We are currently working, under other sponsorship, to make the super-parameterization a supported physics option within the CAM distribution The current MMF has inherent limits that motivate the development a second-generation version: (i) the CRM is two-dimensional; (ii) the orientation of the two- dimensional CRM must be chosen arbitrarily; (iii) the periodic boundary conditions. A prototype Quasi-3D (Q3D) MMF that removes these limitations has been developed and successfully tested by Jung and Arakawa.
We will create two new versions of the CAM that can be run with the standard CAM physics, with the Q3D MMF, or as GCRMs.

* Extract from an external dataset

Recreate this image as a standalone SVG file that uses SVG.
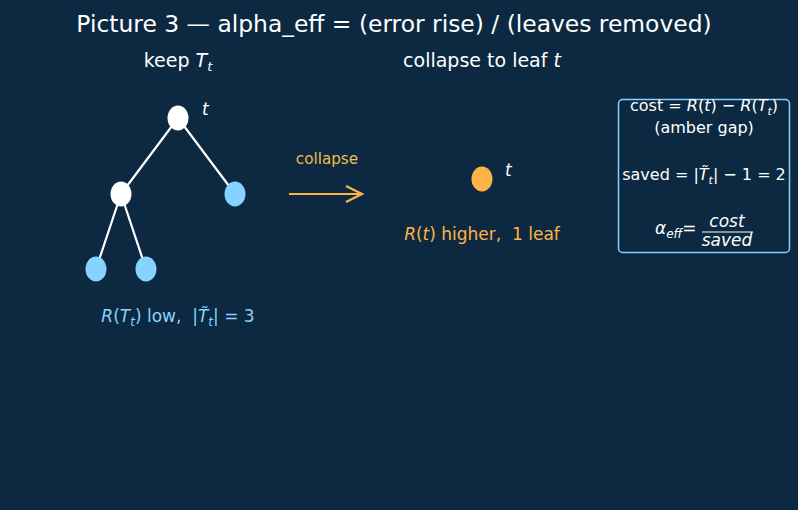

One will be based on the Z-grid and the other on the VVM. It will be possible to run these models, with "conventional" horizontal grid spacings on the order of 50 to 100 km, using the CAM's standard (but evolving) physical parameterizations. The Q3D MMF will be implemented as a physics option in both models. We will also implement a cloud-resolving physics option in the new model, so that it can optionally be run as a GCRM. This will also allow us to test the Q3D MMF by comparison with the GCRM. The cloud-resolving physics will be identical to that used in the Q3D MMF. With these three alternative model configurations, the new CAM will be a very flexible modeling tool that can take advantage of increasing computer power in the years ahead.
We will also explore the possible benefits of allowing discrete CRMs to propagate, using a Semi-Lagrangian Interactive Cloud (SLIC) approach.
The model output generated by this project will be archived at the San Diego Supercomputer Center. All data generated will be made available to other interested parties on request, recognizing proprietary access to the project members according to NSF policy.